Pope Francis’ first public ceremony in Canada brought him to Maskwacis Park (“Bear hills” in the Cree language) on Monday, where he addressed some 2,000 residential school survivors, Chiefs, leaders, elders, knowledge keepers and youth from First Nations, Métis, and Inuit communities.
The place is deeply symbolic for the Indigenous peoples, and the pope made several stops, including at a cemetery that likely contains the remains of Indigenous children, and the memorial site of one of the largest residential schools in the country — Ermineskin — in the presence of leaders of nations from all provinces of Canada.
The day after his arrival in Canada, the pontiff traveled to the green countryside of Alberta, about 60 miles (100 kilometers) from Edmonton, where some 2,000 residential school survivors, including many elders and knowledge keepers, converged to meet him.
The pope first visited the local Catholic community church, Our Lady of Seven Sorrows, served by an Indigenous priest, Father Gary Laboucane.
Accompanied by a traditional hand drummer, the pontiff then went — in a wheelchair — to the large Ermineskin cemetery, where he prayed in silence for a few minutes. In this cemetery, which houses marked and anonymous graves, most likely lie the remains of former students of residential schools, the organizers of the event noted.
The third stop at the site was the first building of the large residential school established on these lands. Now gone, the building is commemorated by five teepees, four for the nations present at Maskwacis (Louis Bull, Montana, Samson and Ermineskin) and the fifth symbolizing the entrance to the school.

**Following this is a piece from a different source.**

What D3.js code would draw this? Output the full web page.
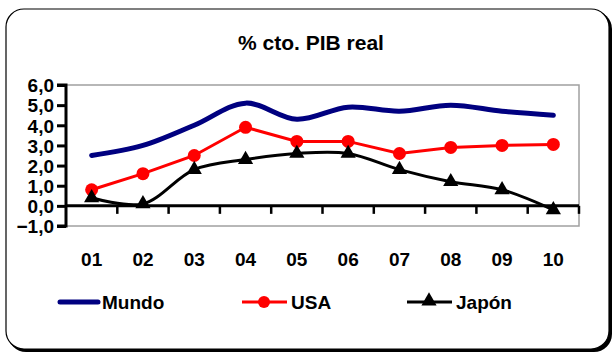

Still in a wheelchair, the 85-year-old pope continued on to a circle arbor, a traditional native pow wow area, where his guests were waiting. As the head of the Catholic Church looked on from a podium, Indigenous leaders marched in traditional garb, wearing feathered headdresses, entering through the east gate and symbolically moving with the sun. Behind them, dozens of people carried a huge red banner with the names of 4,120 children who died in residential schools.
After words of welcome from Cree Chief Wilton Littlechild, a residential school survivor and figure in Canada’s Truth and Reconciliation process, Pope Francis gave his first speech of the trip, during which he asked for forgiveness “with shame and unambiguously” for “the evil committed by so many Christians against the Indigenous peoples.”
His words, translated into English by an interpreter, were greeted by several rounds of applause from the crowd.
In response to his speech, a traditional Indigenous song was sung, presented by the organizers as “a gesture of openness and, for some, of acceptance of the Holy Father’s apology.” The participants also prayed the Our Father in Cree.
And, in a symbolic gesture that drew much applause, the pope presented children’s moccasins to Marie-Anne Walker-Pelletier, former chief of the Okanese First Nation in Saskatchewan.
The Bishop of Rome had received the moccasins from delegations that came to see him at the Vatican last March, asking him to bring them back in person from across the Atlantic.
The meeting concluded with a “healing dance,” and one of the Chiefs placed a traditional headdress on the Holy Father, to much applause.
The end of the morning was also marked by the heart-rending song of a woman, in tears, who wanted to express to the pope the suffering of her people.